I suppose if the physical sector size is 512 bytes, and the file
system block is 4k, I suppose it's possible that on a crash, that part
of the 4k commit block could be written. In *practice* though, this
is super rare. That's because on many modern HDD's, the physical
sector size is 4k (because the ECC overhead is much lower), even if
the logical sector size is 512 byte (for Windows 98 compatibility).
And even on HDD's where the physical sector size is really 512 bytes,
the way the sectors are laid out in a serpentine fashion, it is
*highly* likely that 4k write won't get torn.

And while this is *possible*, it's also possible that some kind of I/O
transfer error --- such as some bit flips which breaks the checksum on
the commit block, but also trashes the tid of the subsequent block,
such that your patch gets tricked into thinking that this is the
partial last commit, when in fact it's not the last commit, thus
causing the journal replay abort early.
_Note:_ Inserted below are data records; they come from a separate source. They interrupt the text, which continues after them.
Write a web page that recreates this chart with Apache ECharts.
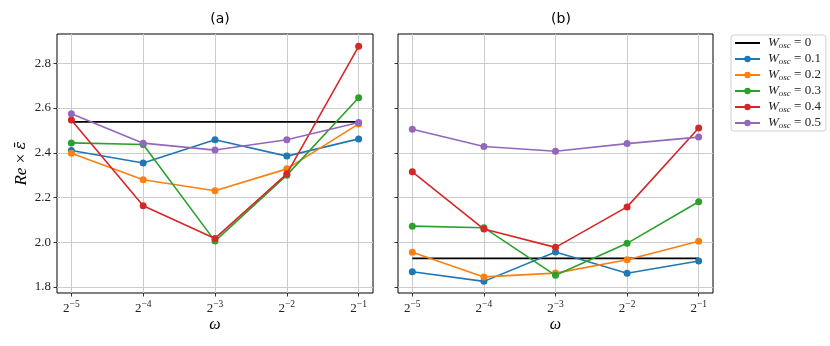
<!DOCTYPE html>
<html>
<head>
<meta charset="utf-8">
<script src="https://cdn.jsdelivr.net/npm/echarts@6/dist/echarts.min.js"></script>
<style>
html,body{margin:0;padding:0;background:#fff;}
#chart{width:830px;height:346px;}
</style>
</head>
<body>
<div id="chart"></div>
<script>
// x positions are log2(omega)
var xExps = [-5, -4, -3, -2, -1];
var yTicks = [1.8, 2.0, 2.2, 2.4, 2.6, 2.8];
var wNames = ["0", "0.1", "0.2", "0.3", "0.4", "0.5"];
var COLORS = ["#000000", "#1f77b4", "#ff7f0e", "#2ca02c", "#d62728", "#9467bd"];

// panel (a)
var a_w0 = [2.538, 2.538, 2.538, 2.538, 2.538];
var a_w01 = [2.410, 2.354, 2.458, 2.385, 2.462];
var a_w02 = [2.398, 2.279, 2.230, 2.328, 2.529];
var a_w03 = [2.444, 2.437, 2.005, 2.300, 2.646];
var a_w04 = [2.546, 2.163, 2.017, 2.306, 2.876];
var a_w05 = [2.574, 2.443, 2.412, 2.458, 2.535];

// panel (b)
var b_w0 = [1.928, 1.928, 1.928, 1.928, 1.928];
var b_w01 = [1.868, 1.825, 1.956, 1.861, 1.916];
var b_w02 = [1.955, 1.845, 1.862, 1.922, 2.004];
var b_w03 = [2.072, 2.065, 1.852, 1.995, 2.181];
var b_w04 = [2.315, 2.059, 1.977, 2.158, 2.511];
var b_w05 = [2.505, 2.428, 2.407, 2.441, 2.470];

var panelA = [a_w0, a_w01, a_w02, a_w03, a_w04, a_w05];
var panelB = [b_w0, b_w01, b_w02, b_w03, b_w04, b_w05];

var SERIF = "'Liberation Serif', serif";
var GRID_COLOR = "#cccccc";

function pairs(ys) {
	return ys.map(function(y, i) {
		return [xExps[i], y];
	});
}

function makeXAxis(idx) {
	return {
		type: "value",
		gridIndex: idx,
		min: -5.2,
		max: -0.8,
		name: "ω",
		nameLocation: "middle",
		nameGap: 24,
		nameMoveOverlap: false,
		nameTextStyle: { fontFamily: SERIF, fontStyle: "italic", fontSize: 16, color: "#000" },
		axisLine: { show: false },
		axisTick: { show: true, customValues: xExps, length: 3.5, lineStyle: { color: "#000", width: 0.8 } },
		axisLabel: {
			customValues: xExps,
			margin: 6,
			formatter: function(v) {
				return "{b|2}{s|−" + Math.abs(v) + "}";
			},
			rich: {
				b: { fontFamily: SERIF, fontSize: 13, color: "#222", verticalAlign: "bottom", lineHeight: 16 },
				s: { fontFamily: SERIF, fontSize: 9.5, color: "#222", verticalAlign: "top", lineHeight: 16 }
			}
		},
		splitLine: { show: true, lineStyle: { color: GRID_COLOR, width: 1 } }
	};
}

function makeYAxis(idx, showLabels) {
	return {
		type: "value",
		gridIndex: idx,
		min: 1.773,
		max: 2.931,
		name: showLabels ? "{i|Re} {t|×} {e|ε̄}" : "",
		nameLocation: "middle",
		nameGap: 27,
		nameMoveOverlap: false,
		nameRotate: 90,
		nameTextStyle: {
			fontFamily: SERIF,
			fontSize: 17,
			color: "#000",
			rich: {
				i: { fontFamily: SERIF, fontStyle: "italic", fontSize: 17, color: "#000" },
				t: { fontFamily: SERIF, fontSize: 17, color: "#000" },
				e: { fontFamily: "'DejaVu Serif', serif", fontStyle: "italic", fontSize: 15, color: "#000" }
			}
		},
		axisLine: { show: false },
		axisTick: { show: true, customValues: yTicks, length: 3.5, lineStyle: { color: "#000", width: 0.8 } },
		axisLabel: {
			show: showLabels,
			customValues: yTicks,
			margin: 6,
			fontFamily: SERIF,
			fontSize: 13,
			color: "#222",
			formatter: function(v) { return v.toFixed(1); }
		},
		splitLine: { show: true, lineStyle: { color: GRID_COLOR, width: 1 } }
	};
}

function makeSeries(data, gridIdx) {
	return data.map(function(ys, k) {
		var isRef = k === 0;
		return {
			name: wNames[k],
			type: "line",
			xAxisIndex: gridIdx,
			yAxisIndex: gridIdx,
			data: pairs(ys),
			symbol: isRef ? "none" : "circle",
			symbolSize: 7,
			showSymbol: !isRef,
			color: COLORS[k],
			lineStyle: { width: 1.6, color: COLORS[k] },
			itemStyle: { color: COLORS[k] },
			z: 3 + k
		};
	});
}

var legendData = wNames.map(function(n, k) {
	if (k === 0) {
		return { name: n, itemStyle: { color: "rgba(0,0,0,0)", opacity: 0, borderWidth: 0 } };
	}
	return { name: n };
});

var chart = echarts.init(document.getElementById("chart"), null, { renderer: "canvas" });
var titleStyle = { fontFamily: "'DejaVu Sans', sans-serif", fontSize: 14, fontWeight: "normal", color: "#000" };
var option = {
	animation: false,
	backgroundColor: "#fff",
	title: [
		{ text: "(a)", left: 215, top: 7, textAlign: "center", textStyle: titleStyle },
		{ text: "(b)", left: 556, top: 7, textAlign: "center", textStyle: titleStyle }
	],
	grid: [
		{ left: 57, top: 34, width: 316, height: 259, show: true, borderColor: "#000", borderWidth: 1, backgroundColor: "transparent", containLabel: false },
		{ left: 398, top: 34, width: 315, height: 259, show: true, borderColor: "#000", borderWidth: 1, backgroundColor: "transparent", containLabel: false }
	],
	xAxis: [makeXAxis(0), makeXAxis(1)],
	yAxis: [makeYAxis(0, true), makeYAxis(1, false)],
	legend: {
		data: legendData,
		orient: "vertical",
		left: 731,
		top: 35,
		padding: [1, 5, 1, 3],
		itemGap: 2,
		itemWidth: 25,
		itemHeight: 8,
		backgroundColor: "#fff",
		borderColor: "#d0d0d0",
		borderWidth: 1,
		borderRadius: 3,
		formatter: function(name) {
			return "{w|W}{s|osc}{t| = " + name + "}";
		},
		textStyle: {
			padding: [0, 0, 0, 3],
			rich: {
				w: { fontFamily: SERIF, fontStyle: "italic", fontSize: 13, color: "#222", verticalAlign: "top", lineHeight: 14 },
				s: { fontFamily: SERIF, fontStyle: "italic", fontSize: 9, color: "#222", verticalAlign: "bottom", lineHeight: 14 },
				t: { fontFamily: SERIF, fontSize: 13, color: "#222", verticalAlign: "top", lineHeight: 14 }
			}
		}
	},
	series: makeSeries(panelA, 0).concat(makeSeries(panelB, 1))
};
chart.setOption(option);
</script>
</body>
</html>
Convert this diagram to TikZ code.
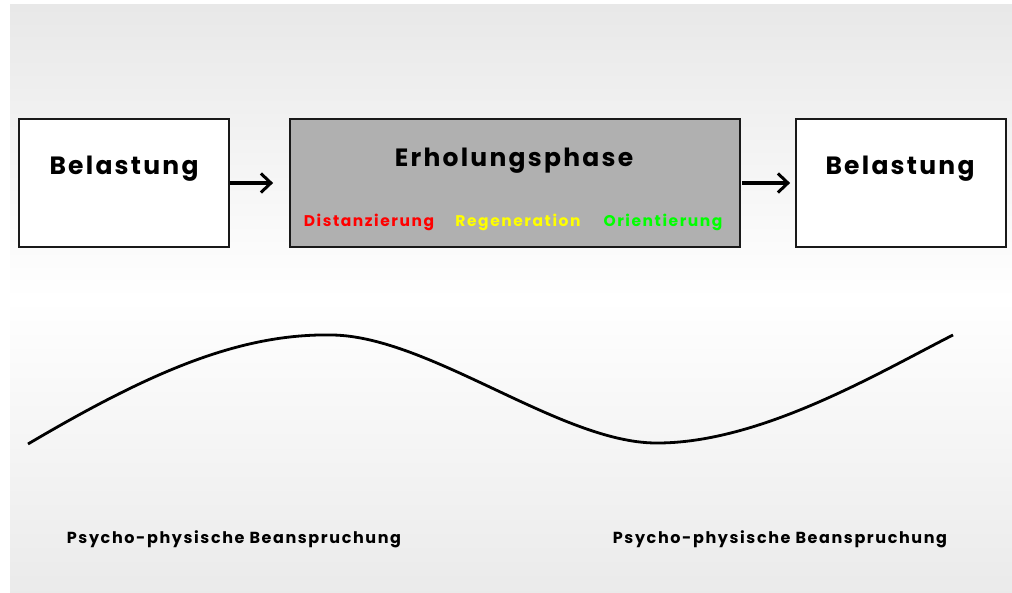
\documentclass[tikz,border=0pt]{standalone}
\usepackage{fontspec}
\setmainfont{Poppins}
\usetikzlibrary{arrows.meta}
\definecolor{boxgray}{HTML}{B0B0B0}
\definecolor{bggray}{HTML}{E8E8E8}
\definecolor{wordred}{HTML}{FF0000}
\definecolor{wordyellow}{HTML}{FFFF00}
\definecolor{wordgreen}{HTML}{00FF00}
\begin{document}
\begin{tikzpicture}[x=1pt,y=-1pt,
  phase box/.style={draw=black!90,line width=1.8pt,minimum width=210pt,minimum height=128pt,inner sep=0pt},
  head/.style={font=\fontsize{25}{30}\selectfont\bfseries\addfontfeatures{LetterSpace=9}},
  word/.style={font=\fontsize{15.5}{18}\selectfont\bfseries\addfontfeatures{LetterSpace=10}},
  caption/.style={font=\fontsize{16}{19}\selectfont\bfseries\addfontfeatures{LetterSpace=10}},
  flow/.style={-{Straight Barb[length=10pt,width=19pt,line width=3pt]},line width=3.2pt}]

  \useasboundingbox (0,0) rectangle (1012,593);
  \shade[top color=bggray,bottom color=bggray!90,middle color=white] (10,5) rectangle (1012,593);

  % boxes
  \node[phase box,fill=white] (b1) at (124,183) {};
  \node[phase box,fill=boxgray,minimum width=450pt] (e) at (515,183) {};
  \node[phase box,fill=white] (b2) at (901,183) {};

  \node[head] (t1) at (124,169) {Belastung};
  \node[head] (t2) at (514,161) {Erholungsphase};
  \node[head] (t3) at (900,169) {Belastung};

  \node[word,text=wordred] (w1) at (369,222) {Distanzierung};
  \node[word,text=wordyellow] (w2) at (518,222) {Regeneration};
  \node[word,text=wordgreen] (w3) at (663,222) {Orientierung};

  % arrows
  \draw[flow,shorten >=16pt] (b1.east) -- (e.west);
  \draw[flow,shorten <=1pt,shorten >=5pt] (e.east) -- (b2.west);

  % load curve
  \draw[line width=2.8pt]
    (28,444) .. controls (150,372) and (240,333) .. (333,335)
    .. controls (430,337) and (560,442) .. (655,443)
    .. controls (760,444) and (880,372) .. (953,335);

  \node[caption] (c1) at (234,539) {Psycho-physische Beanspruchung};
  \node[caption] (c2) at (780,539) {Psycho-physische Beanspruchung};
\end{tikzpicture}
\end{document}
If that's case, it's much
safer to force fsck to be run to detect any inconsistency that might
result.

In general, I strongly recommend that fsck be run on the file system
before you try to mount it. Yeah, historically the root file system
gets mounted read-only, and then fsck gets run on it, and if
necessary, fsck will fix it up and then force a reboot. Ye, I'm
assuming that this is what you're doing, and so that's why you really
don't want the mount to fail?

If so, the better way to address this is to use an initramfs which can
run fsck on the real root file system, and then mount it, and then use
pivot_root and then exec'ing the real init program. That way, even
the journal is corrupted in that way, fsck will attempt to replay the
journal, fail, and you can have fsck do a forced fsck to fix up the
file system.

- Ted